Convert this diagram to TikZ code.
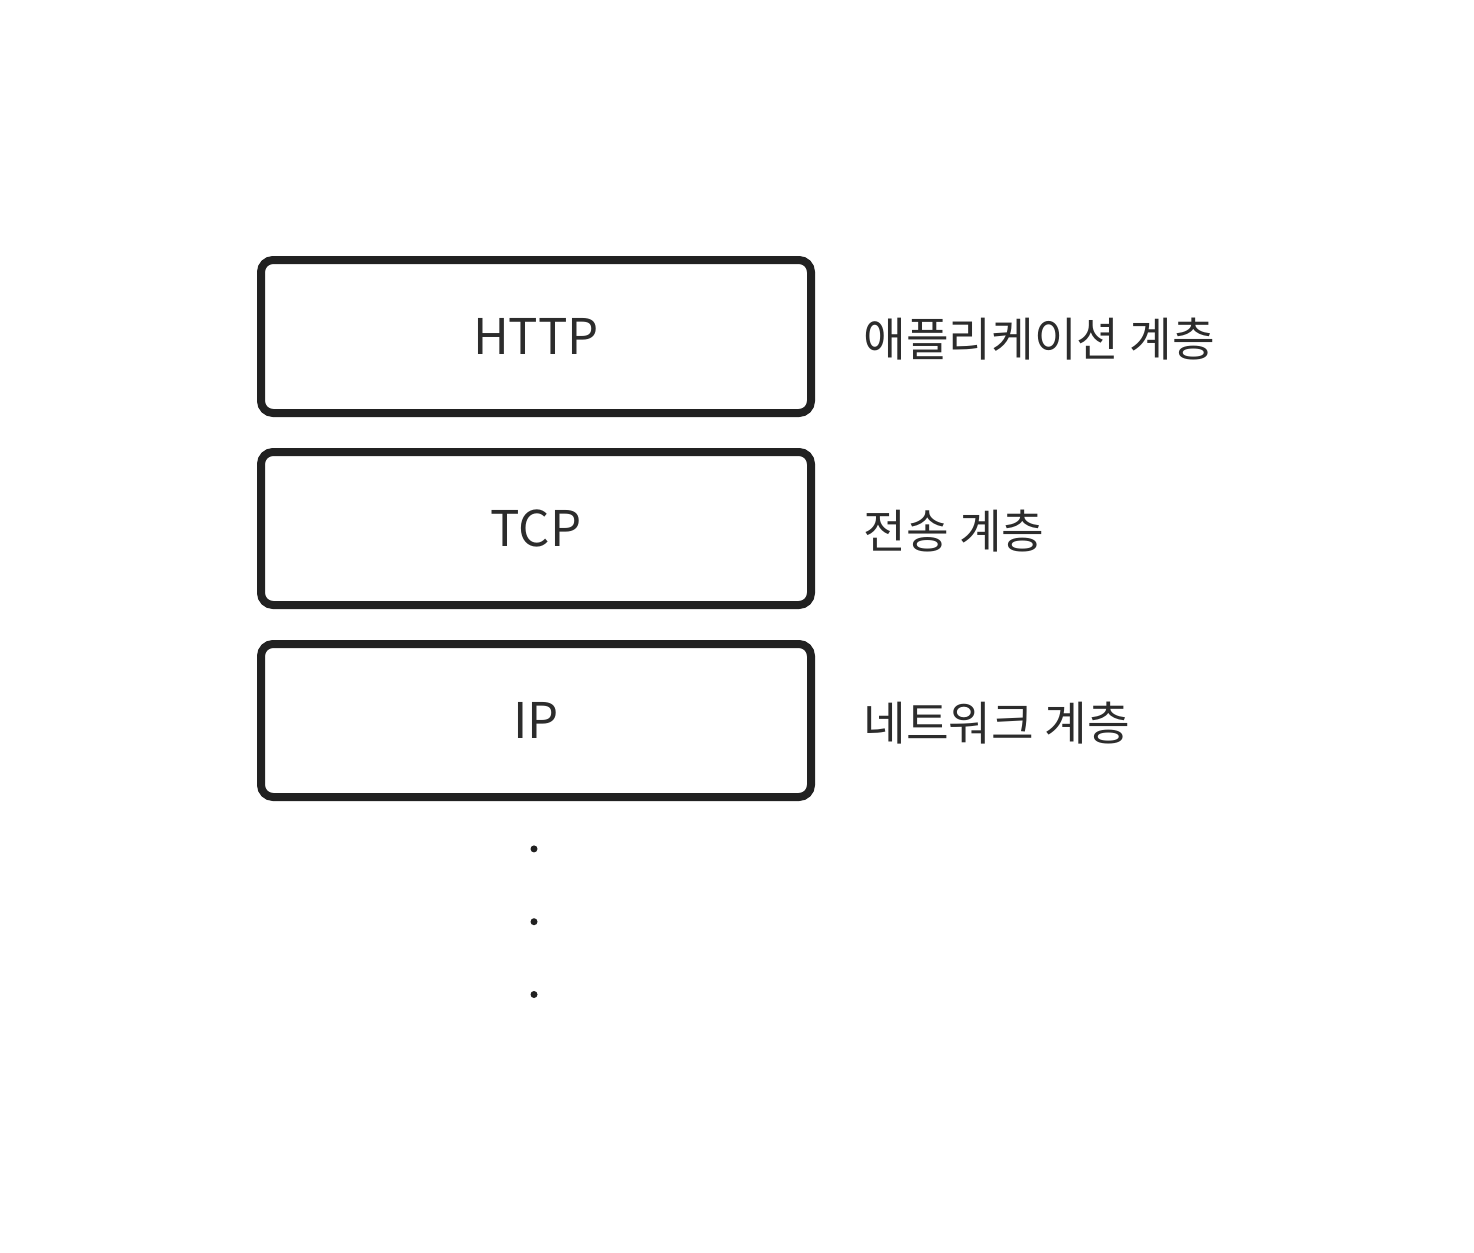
\documentclass[tikz,border=0pt]{standalone}
\usepackage{fontspec}
\setmainfont{Noto Sans CJK KR}
\usepackage{tikz}
\usetikzlibrary{positioning}
\definecolor{LineGray}{HTML}{212121}
\definecolor{TextGray}{HTML}{2C2C2C}

\begin{document}
\begin{tikzpicture}[x=0.5pt,y=-0.5pt]
  \tikzset{LayerNode/.style = {shape = rectangle, rounded corners = 6pt, draw = LineGray, line width = 4pt, minimum width = 275pt, minimum height = 76.5pt, text = TextGray, font = \fontsize{24.6}{30}\selectfont}};
  \tikzset{LayerLabel/.style = {inner sep = 0pt, text = TextGray, font = \fontsize{23.2}{28}\selectfont}};
  \tikzset{DotNode/.style = {shape = circle, fill = LineGray, minimum size = 3.5pt, inner sep = 0pt}};

  \useasboundingbox (0,0) rectangle (1474,1253);

  \node[LayerNode] (http) at (536,336.5) {HTTP};
  \node[LayerNode, below = 15.5pt of http] (tcp) {TCP};
  \node[LayerNode, below = 15.5pt of tcp] (ip) {IP};

  \node[LayerLabel, right = 24pt of http, yshift = -1.5pt] (application layer) {애플리케이션 계층};
  \node[LayerLabel, right = 24pt of tcp, yshift = -1.5pt] (transport layer) {전송 계층};
  \node[LayerLabel, right = 24pt of ip, yshift = -1.5pt] (network layer) {네트워크 계층};

  \node[DotNode, below = 22pt of ip, xshift = -1pt] (dot one) {};
  \node[DotNode, below = 32.5pt of dot one] (dot two) {};
  \node[DotNode, below = 32.5pt of dot two] (dot three) {};
\end{tikzpicture}
\end{document}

* * *

Write out the material above again, word for word, minus its pictures.

Convert this diagram to TikZ code.
\documentclass[tikz,border=0pt]{standalone}
\usepackage{fontspec}
\setmainfont{Noto Sans CJK KR}
\usepackage{tikz}
\usetikzlibrary{positioning}
\definecolor{LineGray}{HTML}{212121}
\definecolor{TextGray}{HTML}{2C2C2C}

\begin{document}
\begin{tikzpicture}[x=0.5pt,y=-0.5pt]
  \tikzset{LayerNode/.style = {shape = rectangle, rounded corners = 6pt, draw = LineGray, line width = 4pt, minimum width = 275pt, minimum height = 76.5pt, text = TextGray, font = \fontsize{24.6}{30}\selectfont}};
  \tikzset{LayerLabel/.style = {inner sep = 0pt, text = TextGray, font = \fontsize{23.2}{28}\selectfont}};
  \tikzset{DotNode/.style = {shape = circle, fill = LineGray, minimum size = 3.5pt, inner sep = 0pt}};

  \useasboundingbox (0,0) rectangle (1474,1253);

  \node[LayerNode] (http) at (536,336.5) {HTTP};
  \node[LayerNode, below = 15.5pt of http] (tcp) {TCP};
  \node[LayerNode, below = 15.5pt of tcp] (ip) {IP};

  \node[LayerLabel, right = 24pt of http, yshift = -1.5pt] (application layer) {애플리케이션 계층};
  \node[LayerLabel, right = 24pt of tcp, yshift = -1.5pt] (transport layer) {전송 계층};
  \node[LayerLabel, right = 24pt of ip, yshift = -1.5pt] (network layer) {네트워크 계층};

  \node[DotNode, below = 22pt of ip, xshift = -1pt] (dot one) {};
  \node[DotNode, below = 32.5pt of dot one] (dot two) {};
  \node[DotNode, below = 32.5pt of dot two] (dot three) {};
\end{tikzpicture}
\end{document}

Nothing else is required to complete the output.